***** Dataset excerpt *****

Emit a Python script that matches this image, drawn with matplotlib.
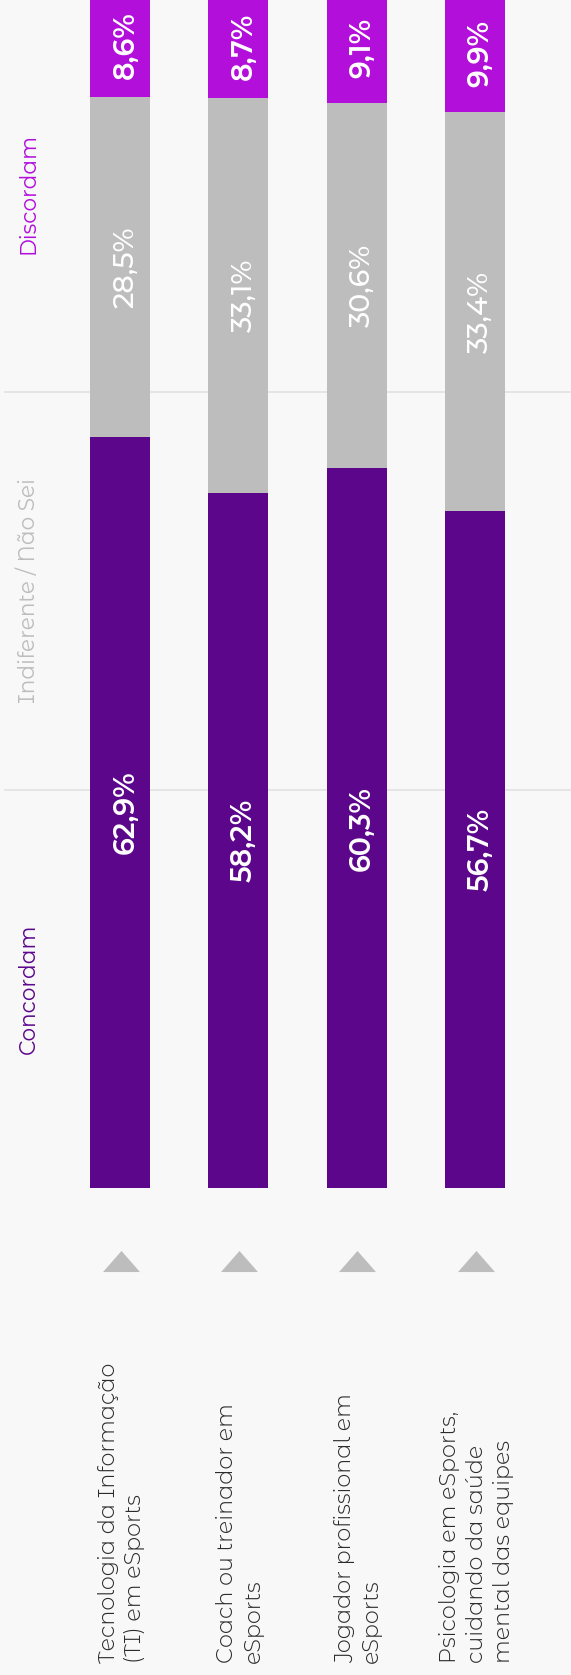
import matplotlib
matplotlib.use("Agg")
import matplotlib.pyplot as plt
import matplotlib.transforms as mtransforms
from matplotlib.path import Path
import numpy as np

# ---------------- data ----------------
categories = [
    "Tecnologia da Informação\n(TI) em eSports",
    "Coach ou treinador em\neSports",
    "Jogador profissional em\neSports",
    "Psicologia em eSports,\ncuidando da saúde\nmental das equipes",
]
concordam = [62.9, 58.2, 60.3, 56.7]
indiferente = [28.5, 33.1, 30.6, 33.4]
discordam = [8.6, 8.7, 9.1, 9.9]
series_names = ["Concordam", "Indiferente / Não Sei", "Discordam"]
grid_values = [100 / 3, 200 / 3]

# ---------------- style ----------------
C_PURPLE = "#5c068c"
C_GRAY = "#bdbdbd"
C_MAGENTA = "#b20fdb"
BG = "#f8f8f8"
FONT = ["Montserrat Alternates", "DejaVu Sans"]

W, H = 571, 1675
fig = plt.figure(figsize=(W / 100, H / 100), dpi=100, facecolor=BG)

# axes: value 0 at y=1188 px, value 100 at y=-6 px (from top)
y0_px, y100_px = 1188, -6
ax = fig.add_axes([0, (H - y0_px) / H, 1, (y0_px - y100_px) / H])
ax.set_facecolor(BG)
spacing = 118.3
x_first = 120.0
for s in ax.spines.values():
    s.set_visible(False)

x = np.arange(len(categories))
bw = 60 / spacing
px = 1 / spacing  # one pixel in data-x units

for g in grid_values:
    ax.axhline(g, xmin=5 / W, xmax=1, color="#e2e2e2", lw=1.2, zorder=0)

ax.bar(x, concordam, width=bw, color=C_PURPLE, zorder=2)
ax.bar(x, indiferente, width=bw, bottom=concordam, color=C_GRAY, zorder=2)
bottom3 = np.array(concordam) + np.array(indiferente)
ax.bar(x, discordam, width=bw, bottom=bottom3, color=C_MAGENTA, zorder=2)

ax.set_ylim(0, 100)
ax.set_xlim((0 - x_first) / spacing, (W - x_first) / spacing)
ax.set_xticks([])
ax.set_yticks([])

def fmt(v):
    return f"{v:.1f}".replace(".", ",") + "%"

dx = 5.5 * px
for i in range(len(categories)):
    ax.text(x[i] + dx, concordam[i] / 2, fmt(concordam[i]), rotation=90,
            ha="center", va="center", color="white", fontsize=20.5,
            family=FONT, weight=600, zorder=3)
    ax.text(x[i] + dx, concordam[i] + indiferente[i] / 2, fmt(indiferente[i]),
            rotation=90, ha="center", va="center", color="white", fontsize=20.5,
            family=FONT, weight=500, zorder=3)
    ax.text(x[i] + dx, bottom3[i] + discordam[i] / 2, fmt(discordam[i]),
            rotation=90, ha="center", va="center", color="white", fontsize=20.5,
            family=FONT, weight=600, zorder=3, clip_on=False)

# series legend labels at left, centred in thirds
lx = (28 - x_first) / spacing
ax.text(lx, 100 * 5 / 6, series_names[2], rotation=90, ha="center", va="center",
        color=C_MAGENTA, fontsize=15.6, family=FONT, weight=400)
ax.text(lx, 100 * 3 / 6, series_names[1], rotation=90, ha="center", va="center",
        color=C_GRAY, fontsize=15.6, family=FONT, weight=400)
ax.text(lx, 100 * 1 / 6, series_names[0], rotation=90, ha="center", va="center",
        color=C_PURPLE, fontsize=15.6, family=FONT, weight=400)

# triangles below bars
tri = Path([(-1, -0.57), (1, -0.57), (0, 0.57), (-1, -0.57)],
           [Path.MOVETO, Path.LINETO, Path.LINETO, Path.CLOSEPOLY])
tri_y = (y0_px - 1261.4) / ((y0_px - y100_px) / 100)
ax.scatter(x + 0.8 * px, [tri_y] * len(x), marker=tri, s=(37 * 0.72) ** 2,
           color=C_GRAY, clip_on=False, zorder=3, linewidths=0)

# category labels
trans = mtransforms.blended_transform_factory(ax.transData, fig.transFigure)
for i, lab in enumerate(categories):
    ax.text(x[i] + 1.5 * px, (H - 1663) / H, lab, rotation=90, ha="center", va="bottom",
            multialignment="left", transform=trans, color="#2a2a2a",
            fontsize=16, family=FONT, weight=300, linespacing=1.34)

fig.savefig("out.png", dpi=100, facecolor=BG)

*****

● Brief
Please transcribe the material above exactly as written. Leave the pictures out.

● Output
Emit a Python script that matches this image, drawn with matplotlib.
import matplotlib
matplotlib.use("Agg")
import matplotlib.pyplot as plt
import matplotlib.transforms as mtransforms
from matplotlib.path import Path
import numpy as np

# ---------------- data ----------------
categories = [
    "Tecnologia da Informação\n(TI) em eSports",
    "Coach ou treinador em\neSports",
    "Jogador profissional em\neSports",
    "Psicologia em eSports,\ncuidando da saúde\nmental das equipes",
]
concordam = [62.9, 58.2, 60.3, 56.7]
indiferente = [28.5, 33.1, 30.6, 33.4]
discordam = [8.6, 8.7, 9.1, 9.9]
series_names = ["Concordam", "Indiferente / Não Sei", "Discordam"]
grid_values = [100 / 3, 200 / 3]

# ---------------- style ----------------
C_PURPLE = "#5c068c"
C_GRAY = "#bdbdbd"
C_MAGENTA = "#b20fdb"
BG = "#f8f8f8"
FONT = ["Montserrat Alternates", "DejaVu Sans"]

W, H = 571, 1675
fig = plt.figure(figsize=(W / 100, H / 100), dpi=100, facecolor=BG)

# axes: value 0 at y=1188 px, value 100 at y=-6 px (from top)
y0_px, y100_px = 1188, -6
ax = fig.add_axes([0, (H - y0_px) / H, 1, (y0_px - y100_px) / H])
ax.set_facecolor(BG)
spacing = 118.3
x_first = 120.0
for s in ax.spines.values():
    s.set_visible(False)

x = np.arange(len(categories))
bw = 60 / spacing
px = 1 / spacing  # one pixel in data-x units

for g in grid_values:
    ax.axhline(g, xmin=5 / W, xmax=1, color="#e2e2e2", lw=1.2, zorder=0)

ax.bar(x, concordam, width=bw, color=C_PURPLE, zorder=2)
ax.bar(x, indiferente, width=bw, bottom=concordam, color=C_GRAY, zorder=2)
bottom3 = np.array(concordam) + np.array(indiferente)
ax.bar(x, discordam, width=bw, bottom=bottom3, color=C_MAGENTA, zorder=2)

ax.set_ylim(0, 100)
ax.set_xlim((0 - x_first) / spacing, (W - x_first) / spacing)
ax.set_xticks([])
ax.set_yticks([])

def fmt(v):
    return f"{v:.1f}".replace(".", ",") + "%"

dx = 5.5 * px
for i in range(len(categories)):
    ax.text(x[i] + dx, concordam[i] / 2, fmt(concordam[i]), rotation=90,
            ha="center", va="center", color="white", fontsize=20.5,
            family=FONT, weight=600, zorder=3)
    ax.text(x[i] + dx, concordam[i] + indiferente[i] / 2, fmt(indiferente[i]),
            rotation=90, ha="center", va="center", color="white", fontsize=20.5,
            family=FONT, weight=500, zorder=3)
    ax.text(x[i] + dx, bottom3[i] + discordam[i] / 2, fmt(discordam[i]),
            rotation=90, ha="center", va="center", color="white", fontsize=20.5,
            family=FONT, weight=600, zorder=3, clip_on=False)

# series legend labels at left, centred in thirds
lx = (28 - x_first) / spacing
ax.text(lx, 100 * 5 / 6, series_names[2], rotation=90, ha="center", va="center",
        color=C_MAGENTA, fontsize=15.6, family=FONT, weight=400)
ax.text(lx, 100 * 3 / 6, series_names[1], rotation=90, ha="center", va="center",
        color=C_GRAY, fontsize=15.6, family=FONT, weight=400)
ax.text(lx, 100 * 1 / 6, series_names[0], rotation=90, ha="center", va="center",
        color=C_PURPLE, fontsize=15.6, family=FONT, weight=400)

# triangles below bars
tri = Path([(-1, -0.57), (1, -0.57), (0, 0.57), (-1, -0.57)],
           [Path.MOVETO, Path.LINETO, Path.LINETO, Path.CLOSEPOLY])
tri_y = (y0_px - 1261.4) / ((y0_px - y100_px) / 100)
ax.scatter(x + 0.8 * px, [tri_y] * len(x), marker=tri, s=(37 * 0.72) ** 2,
           color=C_GRAY, clip_on=False, zorder=3, linewidths=0)

# category labels
trans = mtransforms.blended_transform_factory(ax.transData, fig.transFigure)
for i, lab in enumerate(categories):
    ax.text(x[i] + 1.5 * px, (H - 1663) / H, lab, rotation=90, ha="center", va="bottom",
            multialignment="left", transform=trans, color="#2a2a2a",
            fontsize=16, family=FONT, weight=300, linespacing=1.34)

fig.savefig("out.png", dpi=100, facecolor=BG)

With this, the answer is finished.